(1.) BY this appeal under Section 260 -A of the Income Tax Act, 1961 the assessee challenges the orders of the Income Tax Appellate Tribunal dated 24.10.2008 whereby the Tribunal has reduced the Commission to be allowed for sale of the goods by the assessee to its sister concern from 8% as allowed by the CIT(A) to 5% and as against 11% claimed by the assessee and 3% allowed by the Assessing Officer.
(2.) THE facts of the case are that the appellant is a partnership firm engaged in the business of export of rice. A return of income for the year 2004 -2005 was filed on 01 -11 -2004 declaring a total income of Rs. 87,47,807/ -. In the profit and loss account filed along with the return the assessee firm had debited an amount of Rs. 1,26,45,614/ - on account of trading discount allowed during the year under consideration and which amount was mainly on account of the trade discount of Rs. 1,25,05,062/ - allowed to its sister concern M/s. United Overseas. The Assessing Officer required the assessee to justify the trade discount given to the sister concern because of Section 40 -A(2)(b) of the Act as it was a higher rate compared to the discount given to the other parties. In reply the assessee submitted that in the year under consideration, the sale made to M/s. United Overseas increased to Rs. 11.11 crores as against Rs. 2.59 crores in the immediately preceding year and thus trade discount which was given at a higher rate of 11% was in proportion to the increased sales made to the sister concern and which in turn resulted in increase in the turnover of the assessee firm. It was further submitted that the assessee firm was receiving payment in advance from M/s. United Overseas against the sales made and as a result of such advance payment there was always a credit balance in the account of M/s. United Overseas. It was further contended that if notional interest is taken on this credit balance the same would work out to Rs. 68,80,738/ -. It was, therefore, contended that the discount allowed to M/s. United Overseas at 11% was thus in the interest of the business of the assessee and the same was commensurate with the business advantages accrued to it.
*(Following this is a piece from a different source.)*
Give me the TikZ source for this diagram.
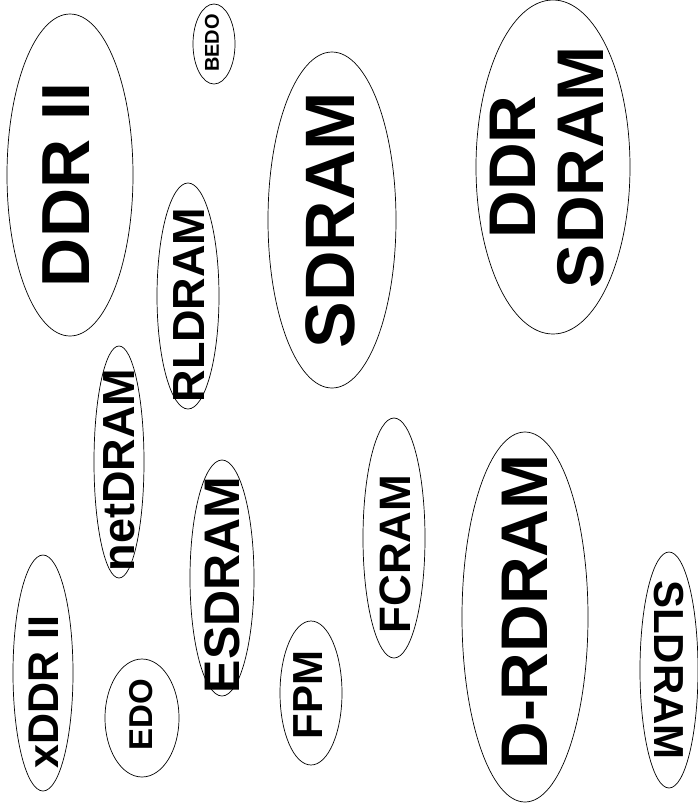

(3.) IN appeal the CIT increased the amount to 8% from 3% taking note of the fact that the discount was in conformity with the discount given in the earlier assessment year 2003 -2004 and allowed under Section 143(3). The assessee had also contended before the CIT that it is normal market practice to give bulk discount besides normal discount. It was also submitted that the gross profit rate of the assessee firm had gone up from 18.5% as shown in the last year to 19.6% during the year under consideration. The CIT accordingly held as under: The above submissions of the appellant have been considered. It is seen that the AO did not give due credit or consideration to the arguments and submissions of the appellant which were statedly based on the requirement of business expediency. On the other hand it cannot be said that the AO was entirely incorrect in making the impugned addition. While analyzing the issue at hand it was seen that the g.p. rate of the appellant has gone up from 18.5% in the last year to 19.6% during the year under consideration. It is not a disputed fact that the sister concern has lifted goods aggregating to Rs. 11.11 crores from the appellant firm and, therefore, as per prevailing business norms it was imperative on the part of the appellant firm to offer a better discount to the sister concern. However, this offer of higher discount was not because the other party was a sister concern but because of the high quantum of purchases made by the sister concern from the appellant. In such circumstances a higher discount to the sister concern cannot be treated as unjustified. Besides the fact that the sister concern offered credit facilities to the appellant also cannot be lost sight of. Keeping in view the facts and circumstances in their entirety in view, it is held that instead of disallowing the entire incremental 8% of the trading discount given to the sister concern, the AO should have disallowed 3% for the reasons discussed above. In other words, the discount to sister concern is to be allowed to the extent of 8% which is 5% more than the trade discount given by the appellant to other parties. Hence, the addition made by the AO is upheld to the extent of 3% and deleted to the extent of 5%.